Research
The Pricing of Earnings News
Abstract
How does earnings news get priced into stock returns? I use a demand system approach to show that this passthrough depends on investor responses to both earnings and prices and that these sensitivities are heterogeneous across investors. A key identification challenge is that earnings news is rapidly incorporated into prices; as a result, it is difficult to distinguish whether investors react to the earnings news itself or the concurrent price change. Using a two-step procedure to isolate price from earnings responses, I identify an average asset-weighted earnings elasticity of 3, i.e. for a stock that beats earnings expectations by 1%, the average investor would increase his number of shares held by 3% if prices were held fixed. These estimates vary across sectors, with most institutional investors more earnings elastic and price inelastic compared to the residual ("household") sector. The stock-level sensitivities implied by their ownership account for heterogeneous earnings passthroughs, as stocks with higher earnings sensitivity and lower price sensitivity see larger return responses from the same earnings surprise. Extremes of price and earnings elasticities are also closely related to misreaction: a strategy that bets on subsequent reversal (momentum) in sensitive (insensitive) stocks in response to earnings news generates significant outperformance and alpha. These findings suggest that the pricing of earnings news is closely related to the ownership structure of stocks.

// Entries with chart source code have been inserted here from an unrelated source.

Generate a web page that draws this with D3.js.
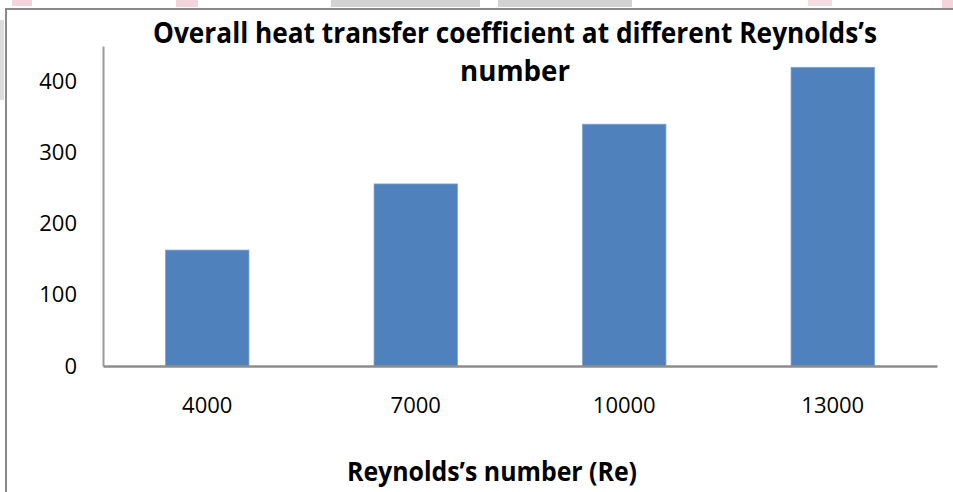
<!DOCTYPE html>
<html>
<head>
<meta charset="utf-8">
<script src="https://cdn.jsdelivr.net/npm/d3@7"></script>
<style>
  html, body { margin: 0; padding: 0; background: #fff; }
  svg { display: block; }
  .tick text { font-family: "Open Sans", "Liberation Sans", sans-serif; font-size: 22px; fill: #000; }
  .title, .axis-title { font-family: "Open Sans", "Liberation Sans", sans-serif; font-weight: bold; fill: #000; }
</style>
</head>
<body>
<div id="chart"></div>
<script>
// data
const categories = ['4000', '7000', '10000', '13000'];
const values = [163, 256, 340, 420];
const yTicks = [0, 100, 200, 300, 400];
const titleLines = ['Overall heat transfer coefficient at different Reynolds\u2019s', 'number'];
const xTitle = 'Reynolds\u2019s number (Re)';

const width = 953, height = 492;
const plot = { left: 103, right: 937, top: 46, bottom: 366 };

const svg = d3.select('#chart').append('svg')
  .attr('width', width)
  .attr('height', height);

// scan leftovers round the frame (grey / pink smudges)
const smudges = [
  { x: 331, y: 0, w: 149, h: 7, c: '#d2d2d2' },
  { x: 498, y: 0, w: 134, h: 7, c: '#d2d2d2' },
  { x: 0, y: 20, w: 4, h: 80, c: '#dcdcdc' },
  { x: 12, y: 0, w: 20, h: 6, c: '#f3d3dc' },
  { x: 176, y: 0, w: 22, h: 7, c: '#f3d3dc' },
  { x: 808, y: 0, w: 24, h: 6, c: '#f6dde4' },
  { x: 942, y: 0, w: 11, h: 8, c: '#f3d3dc' }
];
svg.selectAll('rect.smudge')
  .data(smudges)
  .enter()
  .append('rect')
    .attr('class', 'smudge')
    .attr('x', d => d.x)
    .attr('y', d => d.y)
    .attr('width', d => d.w)
    .attr('height', d => d.h)
    .attr('fill', d => d.c);

// outer chart border
svg.append('path')
  .attr('d', 'M6,' + height + 'V9H' + width)
  .attr('fill', 'none')
  .attr('stroke', '#8a8a8a')
  .attr('stroke-width', 2);

const x = d3.scaleBand()
  .domain(categories)
  .range([plot.left, plot.right])
  .paddingInner(0.6)
  .paddingOuter(0.3);

const y = d3.scaleLinear()
  .domain([0, 450])
  .range([plot.bottom, plot.top]);

// bars
svg.append('g')
  .selectAll('rect')
  .data(values)
  .enter()
  .append('rect')
    .attr('x', (d, i) => x(categories[i]))
    .attr('y', d => y(d))
    .attr('width', x.bandwidth())
    .attr('height', d => y(0) - y(d))
    .attr('fill', '#4f81bd')
    .attr('stroke', '#7ea1cf')
    .attr('stroke-width', 0.8);

// y axis
const yAxis = svg.append('g')
  .attr('transform', 'translate(' + plot.left + ',0)')
  .call(d3.axisLeft(y).tickValues(yTicks).tickSize(0).tickPadding(26));
yAxis.select('.domain').attr('stroke', '#9a9a9a').attr('stroke-width', 2);

// x axis
const xAxis = svg.append('g')
  .attr('transform', 'translate(0,' + plot.bottom + ')')
  .call(d3.axisBottom(x).tickSize(0).tickPadding(31));
xAxis.select('.domain').attr('stroke', '#8c8c8c').attr('stroke-width', 2.5);

// title, two lines like the original
svg.selectAll('text.title')
  .data(titleLines)
  .enter()
  .append('text')
    .attr('class', 'title')
    .attr('x', 515)
    .attr('y', (d, i) => 43 + i * 38)
    .attr('text-anchor', 'middle')
    .style('font-size', '28px')
    .attr('textLength', (d, i) => i === 0 ? 724 : 110)
    .attr('lengthAdjust', 'spacingAndGlyphs')
    .text(d => d);

// axis title
svg.append('text')
  .attr('class', 'axis-title')
  .attr('x', 492)
  .attr('y', 481)
  .attr('text-anchor', 'middle')
  .style('font-size', '26px')
  .attr('textLength', 290)
  .attr('lengthAdjust', 'spacingAndGlyphs')
  .text(xTitle);
</script>
</body>
</html>
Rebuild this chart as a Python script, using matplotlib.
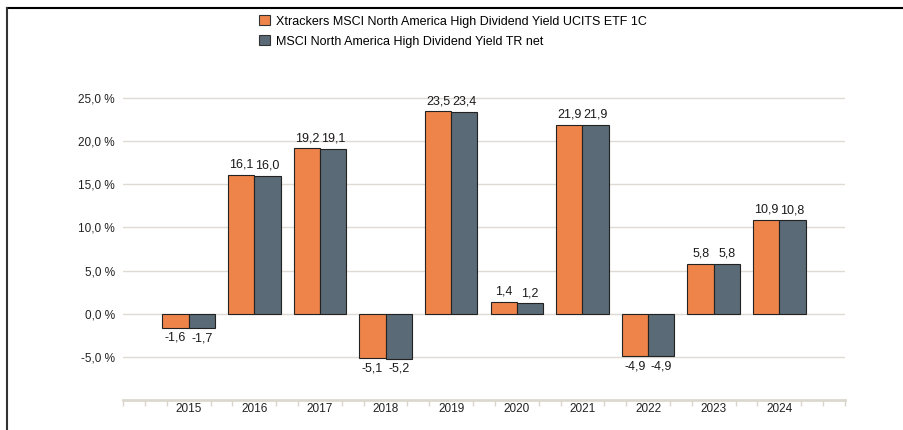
import numpy as np
import matplotlib.pyplot as plt
from matplotlib.lines import Line2D
from matplotlib.patches import Patch

plt.rcParams['font.family'] = ['Liberation Sans', 'DejaVu Sans']

years = ['2015', '2016', '2017', '2018', '2019', '2020', '2021', '2022', '2023', '2024']
etf = [-1.6, 16.1, 19.2, -5.1, 23.5, 1.4, 21.9, -4.9, 5.8, 10.9]
index = [-1.7, 16.0, 19.1, -5.2, 23.4, 1.2, 21.9, -4.9, 5.8, 10.8]
names = ['Xtrackers MSCI North America High Dividend Yield UCITS ETF 1C',
         'MSCI North America High Dividend Yield TR net']

c_etf = '#ee844a'
c_idx = '#5a6a76'
txt = '#222222'

fig = plt.figure(figsize=(9.04, 4.30), dpi=100)
ax = fig.add_axes([123/904, 30/430, 722/904, 345.2/430])

x = np.arange(len(years))
w = 0.4
ax.bar(x - w/2, etf, w, color=c_etf, edgecolor='#222222', linewidth=0.8, zorder=3)
ax.bar(x + w/2, index, w, color=c_idx, edgecolor='#222222', linewidth=0.8, zorder=3)

def fmt(v):
    return f"{v:.1f}".replace('.', ',')

for xs, vals in [(x - w/2, etf), (x + w/2, index)]:
    for xi, v in zip(xs, vals):
        if v >= 0:
            ax.text(xi, v + 0.45, fmt(v), ha='center', va='bottom', fontsize=9, color='#1a1a1a')
        else:
            ax.text(xi, v - 0.5, fmt(v), ha='center', va='top', fontsize=9, color='#1a1a1a')

ax.set_xlim(-1, 10)
ax.set_ylim(-10, 30)

# gridlines
for g in range(-5, 30, 5):
    ax.axhline(g, color='#dedbd4', linewidth=1.0, zorder=1)

ax.set_yticks(range(-5, 30, 5))
ax.set_yticklabels([f"{g:.1f} %".replace('.', ',') for g in range(-5, 30, 5)],
                   fontsize=8.5, color=txt)
ax.tick_params(axis='y', length=0, pad=6)

# x axis: small ticks every third of a category, labels at the centres
minor = [i / 3 for i in range(-3, 31) if i % 3 != 0 or i in (-3, 30)]
ax.set_xticks(minor, minor=True)
ax.set_xticks(x)
ax.set_xticklabels(years, fontsize=8.5, color=txt)
ax.tick_params(axis='x', which='major', length=0, pad=2)
ax.tick_params(axis='x', which='minor', length=4, color='#d9d5cc', width=1)

for s in ['top', 'right', 'left']:
    ax.spines[s].set_visible(False)
ax.spines['bottom'].set_color('#dcd8cf')
ax.spines['bottom'].set_linewidth(2)

handles = [Patch(facecolor=c_etf, edgecolor='#333333', linewidth=0.8),
           Patch(facecolor=c_idx, edgecolor='#333333', linewidth=0.8)]
fig.legend(handles, names, loc='upper left', bbox_to_anchor=(254/904, 1 - 10/430),
           frameon=False, fontsize=9, handlelength=0.9, handleheight=0.9,
           handletextpad=0.5, labelspacing=0.6, borderaxespad=0)

# frame lines of the screenshot
fig.add_artist(Line2D([7/904, 1], [1 - 8/430, 1 - 8/430], color='black', linewidth=1.5))
fig.add_artist(Line2D([7/904, 7/904], [0, 1 - 8/430], color='#333333', linewidth=1.5))

fig.savefig('out.png', dpi=100)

Real-Time Discovery and Tracking of Return-Based Anomalies
Abstract
We explore the cross-sectional predictability of stock returns with lagged past returns through the lens of a hypothetical Bayesian researcher who begins with an initial prior that is neutral, showing no bias toward momentum, reversal, or other predictable patterns. This researcher considers a wide range of monthly lags as potential return predictors. By applying Gaussian process regression, which flexibly allows expected returns to depend on lagged returns, and using empirical Bayes shrinkage to guard against spurious anomaly discovery due to multiple testing and against mistaking the ex-post visible effects of investor learning as ex-ante expected returns, this researcher would have discovered prominent return-based anomalies—such as momentum and long-term reversal—well before the authors of the published studies analyzed the data. This suggests that these anomalies represented properties of ex-ante expected returns at the time of their academic discovery. However, tracking these anomalies in real-time, with posterior beliefs based on optimally weighted historical data, reveals that the ex-ante expected returns of many prominent anomalies diminish significantly around their publication dates. Based on these findings, there is little justification for viewing momentum, long-term reversal effects, or other return-based anomalies as permanent features of the cross-section of expected stock returns.
Inflation Expectations and Stock Returns
AQR Asset Management Institute Prize; Yiran Fan Memorial Fellowship (Best 3rd Year Paper in Finance)
Abstract
How do inflation expectations affect stock returns, and what accounts for this relationship? We directly measure investors' expectations using traded inflation-indexed contracts and show that, post-2000, stocks offer positive returns in response to higher expected inflation: unconditionally, a 10 basis point increase in 10-year breakeven inflation is associated with a 1.1% increase in the value-weighted stock index. Using a wide range of approaches, we show that this positive relationship is almost entirely due to aggregate variations in expected excess returns rather than changes in firm cash flows (e.g., due to higher mark-ups) or fluctuations in risk-free rates (e.g., due to expected monetary policy response). Overall, a risk premium "proxy" mechanism appears to explain this dominant role of expected excess returns: higher long-term inflation expectations signal stronger future economic growth and reduced volatility.
The Past is Present: Optimal Monetary Policy at the Effective Lower Bound
Abstract
We use a New Keynesian model with an effective lower bound (ELB) and a general stochastic process for the natural rate to study optimal monetary policy. The central bank has perfect commitment and an interest rate smoothing term in its loss function. Despite the ELB binding occasionally and endogenously, we can derive a closed-form solution for the optimal interest rate: it is the maximum of zero and a weighted average of all past realizations of the output gap. This implies that the optimal interest rate (i) takes a simple form, (ii) is path dependent at all times, (iii) should be pre-emptively lowered when close to the ELB –or kept at zero if at the ELB– if and only if the weighted average of past output gaps is negative, and (iv) behaves very differently from the Taylor rule. We illustrate these insights by solving for key variables in the New Keynesian model using a neural network.